On the faces of it, Jane Austen’s “Sense and Sensibility” is a story of sisterly bonding and the difficulty for any smart young woman to find a suitable man whose reality bears at least some passing similarity to his florid verbiage.
Many women likely would argue that dilemma is as relevant in 2015 as it was in 1811, when Austen’s initially pseudonymous novel was first published, under the authorship of “A Lady.” Love in either era still requires the merging of sense and sensibility — or, if you like going to Las Vegas or a life of loveless affluence, the total abandonment of one or the other.
But underneath all of that is a story of financial fragility. The individuals in Austen’s story have more economic boom-and-bust cycles than Groupon. Austen’s notion of “sense” meant, really, money. At its core, “Sense and Sensibility” is about the perils of reckless women marrying for money, along with the perils of reckless women marrying not for money. It’s a proto-feminist work, in that it highlights the economic dilemmas of women looking for marriage, and in its portrait of the mutual loyalty and affection of its very charming heroines, Marianne and Elinor Dashwood.
There’s nothing reckless about composer Paul Gordon’s new musical version of this novel, which had its world premiere Wednesday night at the Chicago Shakespeare Theater, directed by Barbara Gaines, essaying her first legit musical. The show is very carefully plotted, a tad muted and in need of more formative and thematic risk-taking, along with a couple of more songs (like the pleasing love ballad “Elinor”) that demand recollection. But thanks to the sparky Megan McGinnis, who plays Marianne and, especially, the poignant and generally excellent Sharon Rietkerk, who plays her more sensible but still-yearning sister, both Gordon’s new musical and Gaines’ production offer a moving musical portrait of two vulnerable Austen women, buffeted by men and fundamentally connected to each other.
Watching this show makes you long for a sister — well, I guess I should speak for myself there — which indicates, I think, that these two actresses (and the writer) have focused on the right thing: each other. The show also has a major asset in Sean Allan Krill, who plays Colonel Brandon and really comes off here as an ideal climatic Austen man: decent, honorable, kind, dignified and, ahem, mature. Krill, who sings the best song in the show (“Wrong Side of Five and Thirty”) beautifully, has all of that in play. The women seem safe in his embrace and, well, safety was important for a woman in 1811.
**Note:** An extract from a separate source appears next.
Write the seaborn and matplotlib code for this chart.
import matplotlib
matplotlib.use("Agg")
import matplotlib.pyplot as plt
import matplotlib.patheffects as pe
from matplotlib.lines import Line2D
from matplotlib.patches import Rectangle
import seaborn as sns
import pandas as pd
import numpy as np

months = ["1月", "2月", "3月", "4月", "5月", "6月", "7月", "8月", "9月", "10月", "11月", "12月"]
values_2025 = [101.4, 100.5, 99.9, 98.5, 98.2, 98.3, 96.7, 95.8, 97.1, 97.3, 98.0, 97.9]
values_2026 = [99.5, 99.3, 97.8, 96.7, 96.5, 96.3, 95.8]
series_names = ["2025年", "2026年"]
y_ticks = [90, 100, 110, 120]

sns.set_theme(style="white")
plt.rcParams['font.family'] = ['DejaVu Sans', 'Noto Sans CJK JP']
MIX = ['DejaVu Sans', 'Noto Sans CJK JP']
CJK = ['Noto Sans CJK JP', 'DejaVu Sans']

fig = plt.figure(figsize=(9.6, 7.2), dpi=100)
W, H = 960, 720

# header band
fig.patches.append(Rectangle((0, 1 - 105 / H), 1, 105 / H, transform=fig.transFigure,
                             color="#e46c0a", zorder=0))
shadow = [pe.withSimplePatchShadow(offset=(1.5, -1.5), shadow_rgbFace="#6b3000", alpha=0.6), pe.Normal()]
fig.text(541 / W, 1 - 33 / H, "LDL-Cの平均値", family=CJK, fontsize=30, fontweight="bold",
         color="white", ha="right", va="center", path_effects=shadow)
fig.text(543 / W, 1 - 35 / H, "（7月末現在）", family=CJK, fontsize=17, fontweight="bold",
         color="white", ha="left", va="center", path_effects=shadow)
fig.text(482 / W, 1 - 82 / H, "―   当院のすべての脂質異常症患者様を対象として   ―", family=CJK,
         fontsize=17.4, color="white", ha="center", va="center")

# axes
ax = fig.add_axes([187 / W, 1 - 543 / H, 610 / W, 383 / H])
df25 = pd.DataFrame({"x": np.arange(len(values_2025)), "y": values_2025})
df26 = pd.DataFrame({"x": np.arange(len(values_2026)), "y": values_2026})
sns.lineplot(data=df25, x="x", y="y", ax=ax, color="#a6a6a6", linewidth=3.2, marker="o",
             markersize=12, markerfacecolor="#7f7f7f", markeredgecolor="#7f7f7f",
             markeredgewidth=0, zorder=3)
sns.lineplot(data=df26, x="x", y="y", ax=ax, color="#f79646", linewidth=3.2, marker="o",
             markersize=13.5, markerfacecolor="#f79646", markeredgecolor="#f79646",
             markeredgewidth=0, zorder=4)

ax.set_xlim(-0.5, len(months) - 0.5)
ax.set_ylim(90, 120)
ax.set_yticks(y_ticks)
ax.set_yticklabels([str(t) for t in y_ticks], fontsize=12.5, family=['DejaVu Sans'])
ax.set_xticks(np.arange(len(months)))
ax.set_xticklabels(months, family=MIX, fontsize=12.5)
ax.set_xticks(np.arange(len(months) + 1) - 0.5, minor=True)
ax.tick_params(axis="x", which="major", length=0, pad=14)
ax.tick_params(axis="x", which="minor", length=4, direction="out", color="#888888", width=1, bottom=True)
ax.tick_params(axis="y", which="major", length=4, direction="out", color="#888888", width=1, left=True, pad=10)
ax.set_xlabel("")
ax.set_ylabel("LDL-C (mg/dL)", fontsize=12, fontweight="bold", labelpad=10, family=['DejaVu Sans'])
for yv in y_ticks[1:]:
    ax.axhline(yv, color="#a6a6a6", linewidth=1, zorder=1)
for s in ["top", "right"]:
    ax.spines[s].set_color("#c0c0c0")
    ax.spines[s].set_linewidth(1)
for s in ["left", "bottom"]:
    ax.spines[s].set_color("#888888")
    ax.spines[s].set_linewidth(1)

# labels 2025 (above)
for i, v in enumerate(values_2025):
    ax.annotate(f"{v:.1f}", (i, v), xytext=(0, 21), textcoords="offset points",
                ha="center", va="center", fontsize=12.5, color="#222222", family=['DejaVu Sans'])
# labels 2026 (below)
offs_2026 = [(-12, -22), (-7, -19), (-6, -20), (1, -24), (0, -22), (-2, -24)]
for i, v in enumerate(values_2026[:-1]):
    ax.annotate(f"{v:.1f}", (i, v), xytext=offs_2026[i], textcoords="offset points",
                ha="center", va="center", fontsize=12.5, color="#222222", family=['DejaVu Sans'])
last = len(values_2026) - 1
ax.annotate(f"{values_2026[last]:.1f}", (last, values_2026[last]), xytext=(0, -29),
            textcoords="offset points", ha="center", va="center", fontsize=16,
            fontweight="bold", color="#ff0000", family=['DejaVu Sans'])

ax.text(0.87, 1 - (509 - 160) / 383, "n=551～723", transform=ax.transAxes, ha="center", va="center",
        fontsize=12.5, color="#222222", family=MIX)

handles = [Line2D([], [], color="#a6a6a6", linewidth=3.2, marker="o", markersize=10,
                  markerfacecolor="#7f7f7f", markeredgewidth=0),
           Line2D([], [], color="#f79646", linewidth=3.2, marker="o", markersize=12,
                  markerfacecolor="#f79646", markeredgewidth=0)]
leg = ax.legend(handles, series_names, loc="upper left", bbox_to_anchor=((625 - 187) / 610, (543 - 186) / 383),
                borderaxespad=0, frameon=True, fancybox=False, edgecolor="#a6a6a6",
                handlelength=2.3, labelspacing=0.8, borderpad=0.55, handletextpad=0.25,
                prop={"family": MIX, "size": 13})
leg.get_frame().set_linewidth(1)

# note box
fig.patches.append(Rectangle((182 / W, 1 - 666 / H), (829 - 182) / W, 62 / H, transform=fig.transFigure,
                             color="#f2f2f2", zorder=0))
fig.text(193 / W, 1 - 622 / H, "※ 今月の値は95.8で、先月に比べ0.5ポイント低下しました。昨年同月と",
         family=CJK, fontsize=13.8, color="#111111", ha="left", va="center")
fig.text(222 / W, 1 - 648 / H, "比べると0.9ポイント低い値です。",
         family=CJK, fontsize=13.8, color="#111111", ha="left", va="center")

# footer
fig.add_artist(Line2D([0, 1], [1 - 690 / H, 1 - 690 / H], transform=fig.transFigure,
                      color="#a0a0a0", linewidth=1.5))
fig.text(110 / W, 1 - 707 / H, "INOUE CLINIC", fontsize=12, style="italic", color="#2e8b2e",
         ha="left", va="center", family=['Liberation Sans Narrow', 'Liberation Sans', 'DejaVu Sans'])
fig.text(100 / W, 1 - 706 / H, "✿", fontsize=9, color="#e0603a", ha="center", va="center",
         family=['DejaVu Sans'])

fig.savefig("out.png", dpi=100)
Plenty of new musicals of my recent Broadway acquaintance have cold heroines, disconnected lovers and other such chilly atrocities, so the level of emotion floating around on Navy Pier at this juncture in the development of a new musical actually is quite striking and surely indicative of simpatico direction.
It is enough to suggest the promise of this musical, although it is hard for me to imagine it on Broadway, given that it is not so scaled and relies so much on intimacy. Indeed, I did not much care for Kevin Depinet’s overly fractured physical production, which feels to me caught between a workshop and a full design and that does not blend well with Susan E. Mickey’s costumes. While I’m complaining about the design from these generally masterful professionals, let me add that Don Holder’s lighting was chaotically cued Wednesday night, often egregiously interrupting the reality of scenes. I suspect Depinet and Gaines were all about pulling abstract themes of the novel for their milieu.
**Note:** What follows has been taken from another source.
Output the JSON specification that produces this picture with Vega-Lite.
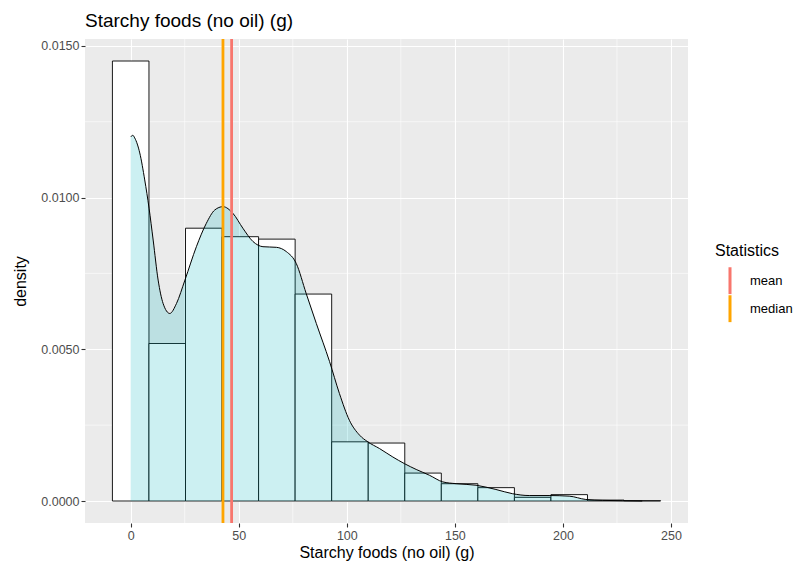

It would have worked far better either to cut everything down, or, better yet, to offer at least some simple sense of disparate location, given the way the Dashwoods are forced to travel about England to pursue their dreams. You’ve no sense here of the crucial role place plays in love.
The other badly needed change is the nixing of the overplaying of the comic roles. Michael Aaron Lindner, as the Dashwood benefactor John Middleton, and Paula Scrofano, as his gossipy mother-in-law, fight against that, but their formulaic characters have precious little shading. More egregious yet are the perfidious relatives who could have taken care of the Dashwood ladies, John Dashwood (a misused David Schlumpf) and Fanny Dashwood (Tiffany Scott). Fanny, in particular, has all the subtlety of Madame Thenardier, the villainess of “Les Miserables.” Untruthful stereotypes have no place in an Austen musical.
Otherwise, though, it’s clear that Gordon, who also penned “Jane Eyre” for Broadway, has a real feeling for Austen and a gentle lyricism that is a deft match for her writing. The various men who flail around the Dashwood women — such as Peter Saide’s Willoughby and Wayne Wilcox’s Edward Ferrars — are as empathetic (and well-sung) as they are pathetic, thus adding to one of the show’s big takeaways: The economic stability of young women can never be assured when trusted to the vagaries and lies of love and courtship. Especially when conducted by boys, unworthy of real women whose emotional maturity is leap years ahead of theirs.
That, of course, is what Austen so richly observes in her novel, anticipating eventual change. And Gordon’s show — which will, I think, be greatly enjoyed in Chicago by die-hard Austen fans — already is true to what matters the most.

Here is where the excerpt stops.